For his part, Defense Secretary Lloyd Austin told lawmakers that the Pentagon remains focused on the threat but will use its over-the-horizon strike capabilities to target al-Qaida and IS Khorasan as needed.

"We've not been tasked to construct any plans to go back," Austin said.

Defense Secretary Lloyd Austin speaks during a Senate Armed Services Committee hearing on the conclusion of military operations in Afghanistan and plans for future counterterrorism operations, on Capitol Hill, Sept. 28, 2021.
Defense Secretary Lloyd Austin speaks during a Senate Armed Services Committee hearing on the conclusion of military operations in Afghanistan and plans for future counterterrorism operations, on Capitol Hill, Sept. 28, 2021.

Austin also defended the evacuation, telling lawmakers that it went as smoothly as possible, and that no other military in the world could have done any better.

"It was the largest airlift conducted in U.S. history, and it was executed in just 17 days," he told committee members. "We planned to evacuate between 70,000 and 80,000 people. They evacuated more than 124,000."

"Was it perfect? Of course not," Austin added, describing as "difficult" the first two days of the airlift, when huge crowds had rushed to the airport following the Taliban's unexpectedly swift takeover.

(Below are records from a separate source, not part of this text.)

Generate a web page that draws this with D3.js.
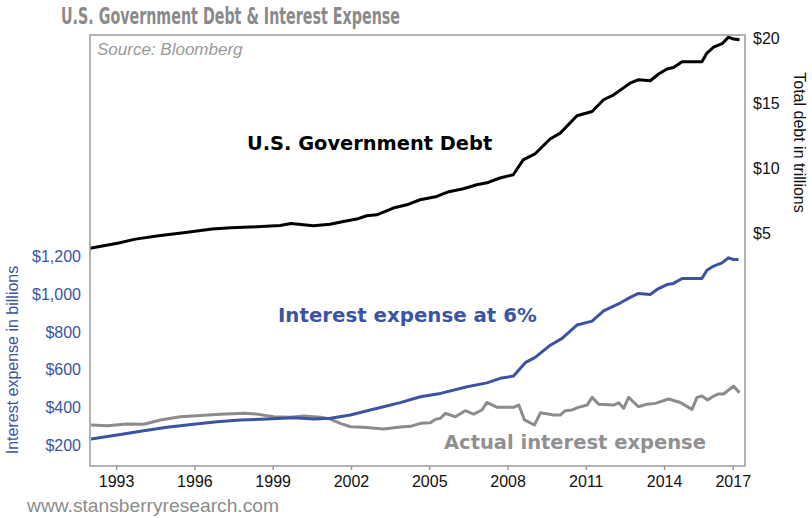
<!DOCTYPE html>
<html>
<head>
<meta charset="utf-8">
<script src="https://cdn.jsdelivr.net/npm/d3@7"></script>
<style>
  html, body { margin: 0; padding: 0; background: #fff; }
  svg { display: block; }
</style>
</head>
<body>
<svg id="chart" width="812" height="518"></svg>
<script>
// Total U.S. government debt, trillions of dollars (year as decimal)
const debtYears = [1992.00, 1993.10, 1993.74, 1994.63, 1995.66, 1996.68, 1997.40, 1998.40,
  1999.28, 1999.70, 2000.56, 2001.20, 2001.71, 2002.22, 2002.60, 2002.99, 2003.62, 2004.14,
  2004.65, 2005.29, 2005.75, 2006.31, 2006.82, 2007.26, 2007.71, 2008.22, 2008.60, 2009.05,
  2009.63, 2010.02, 2010.66, 2011.24, 2011.68, 2012.07, 2012.70, 2013.02, 2013.47, 2013.79,
  2014.11, 2014.36, 2014.69, 2015.45, 2015.64, 2015.90, 2016.22, 2016.47, 2016.66, 2016.89];
const debtTrillions = [3.85, 4.25, 4.55, 4.81, 5.06, 5.32, 5.42, 5.50,
  5.60, 5.75, 5.58, 5.70, 5.91, 6.09, 6.35, 6.42, 6.94, 7.19,
  7.58, 7.83, 8.20, 8.42, 8.73, 8.91, 9.25, 9.50, 10.65, 11.10,
  12.25, 12.70, 14.04, 14.37, 15.27, 15.65, 16.55, 16.81, 16.73, 17.25,
  17.63, 17.75, 18.19, 18.19, 18.86, 19.32, 19.58, 20.09, 19.94, 19.88];

// Interest expense if the debt carried a 6% rate, billions of dollars
const sixPctYears = [1992.04, 1993.04, 1994.06, 1994.95, 1995.97, 1996.87, 1997.76, 1998.79,
  1999.80, 2000.57, 2001.21, 2001.98, 2002.62, 2003.25, 2003.89, 2004.66, 2005.43, 2006.45,
  2007.21, 2007.72, 2008.23, 2008.68, 2009.06, 2009.64, 2010.09, 2010.66, 2011.24, 2011.68,
  2012.33, 2012.70, 2013.02, 2013.47, 2013.73, 2014.11, 2014.36, 2014.69, 2015.45, 2015.64,
  2015.90, 2016.22, 2016.47, 2016.66, 2016.85];
const sixPctBillions = [232, 253, 276, 294, 310, 324, 333, 338,
  345, 338, 342, 359, 382, 403, 425, 456, 474, 509,
  530, 554, 566, 637, 665, 730, 766, 837, 858, 912,
  955, 984, 1005, 999, 1026, 1052, 1058, 1084, 1084, 1128,
  1150, 1167, 1194, 1185, 1185];

// Actual federal interest expense, billions of dollars
const actualYears = [1992.04, 1992.66, 1993.42, 1994.06, 1994.70, 1995.46, 1996.23, 1996.99,
  1997.89, 1998.40, 1999.04, 1999.68, 2000.19, 2000.83, 2001.21, 2001.59, 2001.98, 2002.49,
  2003.25, 2003.89, 2004.28, 2004.66, 2005.04, 2005.23, 2005.43, 2005.62, 2006.00, 2006.38,
  2006.70, 2007.02, 2007.21, 2007.60, 2008.23, 2008.43, 2008.65, 2009.03, 2009.26, 2009.77,
  2010.02, 2010.21, 2010.47, 2010.72, 2011.05, 2011.24, 2011.49, 2012.07, 2012.26, 2012.45,
  2012.64, 2013.02, 2013.34, 2013.66, 2014.17, 2014.62, 2015.07, 2015.26, 2015.45, 2015.67,
  2015.90, 2016.09, 2016.28, 2016.66, 2016.89];
const actualBillions = [306, 302, 311, 310, 333, 350, 356, 363,
  368, 364, 350, 347, 354, 347, 338, 315, 297, 294,
  285, 296, 299, 315, 318, 336, 342, 368, 350, 382,
  364, 386, 426, 400, 400, 412, 333, 306, 371, 359,
  359, 382, 386, 400, 412, 453, 417, 412, 424, 395,
  453, 403, 417, 421, 444, 426, 389, 453, 460, 439,
  460, 471, 471, 513, 477];

// Axis ticks
const yearTicks = [1993, 1996, 1999, 2002, 2005, 2008, 2011, 2014, 2016.63];
const yearTickLabels = ["1993", "1996", "1999", "2002", "2005", "2008", "2011", "2014", "2017"];
const interestTicks = [200, 400, 600, 800, 1000, 1200];
const debtTicks = [5, 10, 15, 20];

const BLUE = "#3c53a4";
const GREY = "#8c8c8c";

const svg = d3.select("#chart");
const plot = { left: 90, right: 745, top: 35, bottom: 466 };

const x = d3.scaleLinear().domain([1992.0, 2017.1]).range([plot.left, plot.right]);
const yInterest = d3.scaleLinear().domain([88.5, 2377]).range([plot.bottom, plot.top]);
const yDebt = d3.scaleLinear().domain([-12.9, 20.25]).range([plot.bottom, plot.top]);

// Title
svg.append("text")
  .attr("x", 61).attr("y", 24)
  .attr("textLength", 339).attr("lengthAdjust", "spacingAndGlyphs")
  .style("font-family", "'DejaVu Sans Condensed', 'DejaVu Sans', sans-serif")
  .style("font-weight", "bold").style("font-size", "22.5px")
  .style("fill", "#8a8a8a")
  .text("U.S. Government Debt & Interest Expense");

// Bottom axis with short outward ticks
const xAxis = d3.axisBottom(x)
  .tickValues(yearTicks)
  .tickFormat((d, i) => yearTickLabels[i])
  .tickSize(4).tickSizeOuter(0).tickPadding(6);
const gx = svg.append("g").attr("transform", `translate(0,${plot.bottom})`).call(xAxis);
gx.select(".domain").remove();
gx.selectAll(".tick line").attr("stroke", "#9a9a9a").attr("stroke-width", 1.5);
gx.selectAll(".tick text")
  .style("font-family", "'Liberation Sans', Arial, sans-serif")
  .style("font-size", "16px").style("fill", "#111");

// Left axis: interest expense
const yLeftAxis = d3.axisLeft(yInterest)
  .tickValues(interestTicks)
  .tickFormat(d => "$" + d3.format(",")(d))
  .tickSize(0).tickPadding(9);
const gl = svg.append("g").attr("transform", `translate(${plot.left},0)`).call(yLeftAxis);
gl.select(".domain").remove();
gl.selectAll(".tick text")
  .style("font-family", "'Liberation Sans', Arial, sans-serif")
  .style("font-size", "16px").style("fill", BLUE);

// Right axis: total debt
const yRightAxis = d3.axisRight(yDebt)
  .tickValues(debtTicks)
  .tickFormat(d => "$" + d)
  .tickSize(0).tickPadding(8);
const gr = svg.append("g").attr("transform", `translate(${plot.right},0)`).call(yRightAxis);
gr.select(".domain").remove();
gr.selectAll(".tick text")
  .style("font-family", "'Liberation Sans', Arial, sans-serif")
  .style("font-size", "16px").style("fill", "#111");

// Axis titles
svg.append("text")
  .attr("transform", `translate(18,${(263 + 457) / 2}) rotate(-90)`)
  .attr("text-anchor", "middle")
  .style("font-family", "'Liberation Sans', Arial, sans-serif")
  .style("font-size", "16px").style("fill", BLUE)
  .text("Interest expense in billions");

svg.append("text")
  .attr("transform", `translate(794,${(70 + 215) / 2}) rotate(90)`)
  .attr("text-anchor", "middle")
  .style("font-family", "'Liberation Sans', Arial, sans-serif")
  .style("font-size", "16px").style("fill", "#111")
  .text("Total debt in trillions");

// Source note
svg.append("text")
  .attr("x", 97).attr("y", 55)
  .style("font-family", "'Liberation Sans', Arial, sans-serif")
  .style("font-style", "italic").style("font-size", "17px")
  .style("fill", "#9a9a9a")
  .text("Source: Bloomberg");

// Lines
const pairs = (xs, ys) => xs.map((d, i) => [d, ys[i]]);

const lineActual = d3.line().x(d => x(d[0])).y(d => yInterest(d[1]));
const lineSix = d3.line().x(d => x(d[0])).y(d => yInterest(d[1]));
const lineDebt = d3.line().x(d => x(d[0])).y(d => yDebt(d[1]));

svg.append("path")
  .datum(pairs(actualYears, actualBillions))
  .attr("d", lineActual)
  .attr("fill", "none").attr("stroke", GREY).attr("stroke-width", 3)
  .attr("stroke-linejoin", "round");

svg.append("path")
  .datum(pairs(sixPctYears, sixPctBillions))
  .attr("d", lineSix)
  .attr("fill", "none").attr("stroke", BLUE).attr("stroke-width", 3)
  .attr("stroke-linejoin", "round");

svg.append("path")
  .datum(pairs(debtYears, debtTrillions))
  .attr("d", lineDebt)
  .attr("fill", "none").attr("stroke", "#000").attr("stroke-width", 3)
  .attr("stroke-linejoin", "round");

// Plot frame
svg.append("rect")
  .attr("x", plot.left).attr("y", plot.top)
  .attr("width", plot.right - plot.left).attr("height", plot.bottom - plot.top)
  .attr("fill", "none").attr("stroke", "#9a9a9a").attr("stroke-width", 1.5);

// Series labels
const labelFont = "'DejaVu Sans', Verdana, sans-serif";
svg.append("text")
  .attr("x", 247).attr("y", 150)
  .style("font-family", labelFont).style("font-weight", "bold").style("font-size", "19.4px")
  .style("fill", "#000")
  .text("U.S. Government Debt");

svg.append("text")
  .attr("x", 278).attr("y", 322)
  .style("font-family", labelFont).style("font-weight", "bold").style("font-size", "19.8px")
  .style("fill", BLUE)
  .text("Interest expense at 6%");

svg.append("text")
  .attr("x", 444).attr("y", 449)
  .style("font-family", labelFont).style("font-weight", "bold").style("font-size", "19.5px")
  .style("fill", "#909090")
  .text("Actual interest expense");

// Footer
svg.append("text")
  .attr("x", 27).attr("y", 512)
  .attr("textLength", 252).attr("lengthAdjust", "spacingAndGlyphs")
  .style("font-family", "'Liberation Sans', Arial, sans-serif")
  .style("font-size", "18px").style("fill", "#8c8c8c")
  .text("www.stansberryresearch.com");
</script>
</body>
</html>
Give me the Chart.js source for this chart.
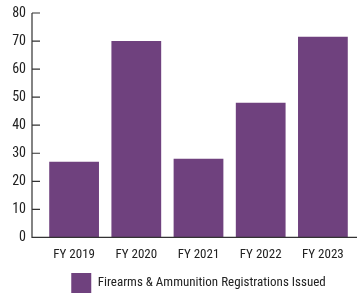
<!DOCTYPE html>
<html>
<head>
<meta charset="utf-8">
<script src="https://cdn.jsdelivr.net/npm/chart.js@4.4.0/dist/chart.umd.min.js"></script>
<style>
  html, body { margin: 0; padding: 0; background: #fff; }
  #wrap { width: 357px; height: 296px; }
</style>
</head>
<body>
<div id="wrap"><canvas id="regChart"></canvas></div>
<script>
  // data
  var YEARS = ["FY 2019", "FY 2020", "FY 2021", "FY 2022", "FY 2023"];
  var REGISTRATIONS = [27, 70, 28, 48, 71.5];
  var SERIES_NAME = "Firearms & Ammunition Registrations Issued";
  var Y_TICKS = [0, 10, 20, 30, 40, 50, 60, 70, 80];

  var PURPLE = "#6f417e";
  var INK = "#222";
  var FONT = "'Roboto Condensed', 'Liberation Sans Narrow', sans-serif";

  // axis lines sit a bit left of the plot area, ticks point inward
  var axisPlugin = {
    id: "axisLines",
    afterDraw: function (chart) {
      var ctx = chart.ctx;
      var y = chart.scales.y;
      var area = chart.chartArea;
      var ax = area.left - 11;
      ctx.save();
      ctx.strokeStyle = "#333";
      ctx.lineWidth = 1.2;
      ctx.beginPath();
      ctx.moveTo(ax, y.getPixelForValue(80));
      ctx.lineTo(ax, y.getPixelForValue(0));
      ctx.lineTo(chart.width, y.getPixelForValue(0));
      Y_TICKS.forEach(function (v) {
        var py = y.getPixelForValue(v);
        ctx.moveTo(ax, py);
        ctx.lineTo(ax + 8, py);
      });
      ctx.stroke();
      ctx.restore();
    },
  };

  new Chart(document.getElementById("regChart"), {
    type: "bar",
    data: {
      labels: YEARS,
      datasets: [
        {
          label: SERIES_NAME,
          data: REGISTRATIONS,
          backgroundColor: PURPLE,
          borderWidth: 0,
          barPercentage: 0.8,
          categoryPercentage: 1.0,
        },
      ],
    },
    options: {
      responsive: true,
      maintainAspectRatio: false,
      animation: false,
      layout: { padding: { top: 13, right: 3, left: 0, bottom: -7 } },
      plugins: {
        tooltip: { enabled: false },
        legend: {
          position: "bottom",
          fullSize: false,
          labels: {
            boxWidth: 20,
            boxHeight: 20,
            padding: 0,
            color: INK,
            font: { family: FONT, size: 13 },
          },
        },
      },
      scales: {
        x: {
          grid: { display: false, drawTicks: false },
          border: { display: false },
          ticks: { color: INK, padding: 10, font: { family: FONT, size: 13 } },
        },
        y: {
          min: 0,
          max: 80,
          afterFit: function (scale) { scale.width = 43; },
          // tick marks are hidden, their length just spaces the labels
          grid: { display: false, drawTicks: true, tickLength: 17 },
          border: { display: false },
          ticks: {
            stepSize: 10,
            padding: 0,
            color: INK,
            font: { family: FONT, size: 14 },
          },
        },
      },
    },
    plugins: [axisPlugin],
  });
</script>
</body>
</html>
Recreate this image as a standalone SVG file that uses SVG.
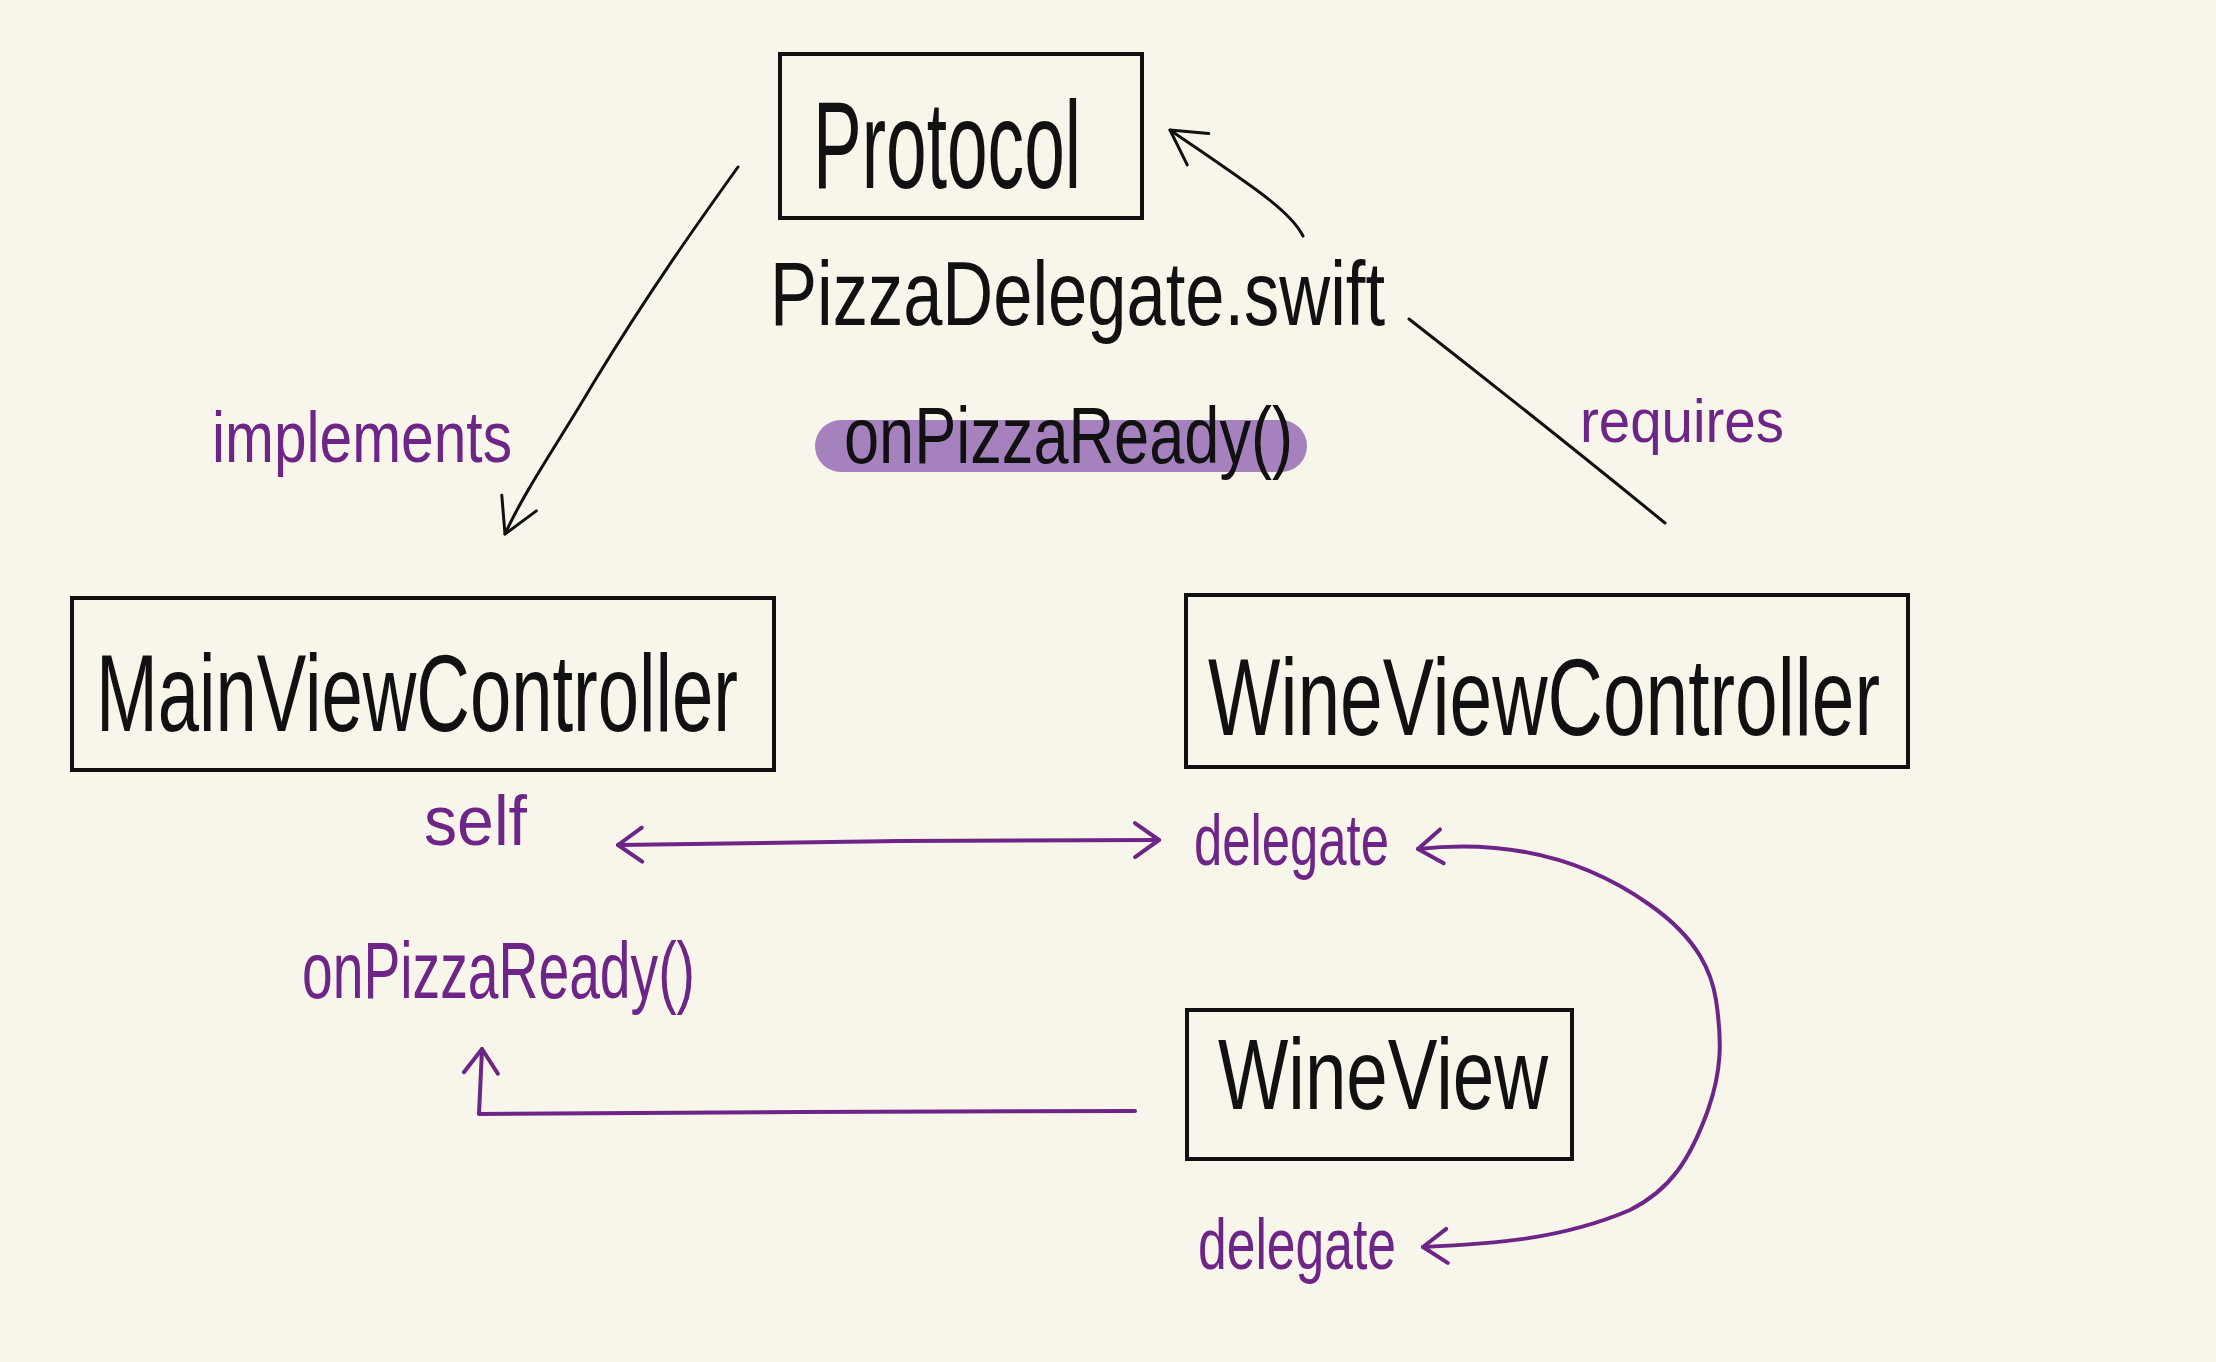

"We moved so many people so quickly out of Kabul that we ran into capacity and screening problems at intermediate staging bases outside of Afghanistan," he said.

But some lawmakers, such as the committee's top Republican, Senator Jim Inhofe, were unconvinced.

"We all witnessed a horror of the president's own making," Inhofe said, accusing the Biden administration of failing to create a plan to counter the terror threats likely to emerge in Afghanistan with the Taliban in control.

"The terrorist threat to American families is rising significantly," the senator said. "While our ability to deal with these threats has declined decidedly."

Austin, Milley and McKenzie are all due to appear again Wednesday before the House Armed Services Committee.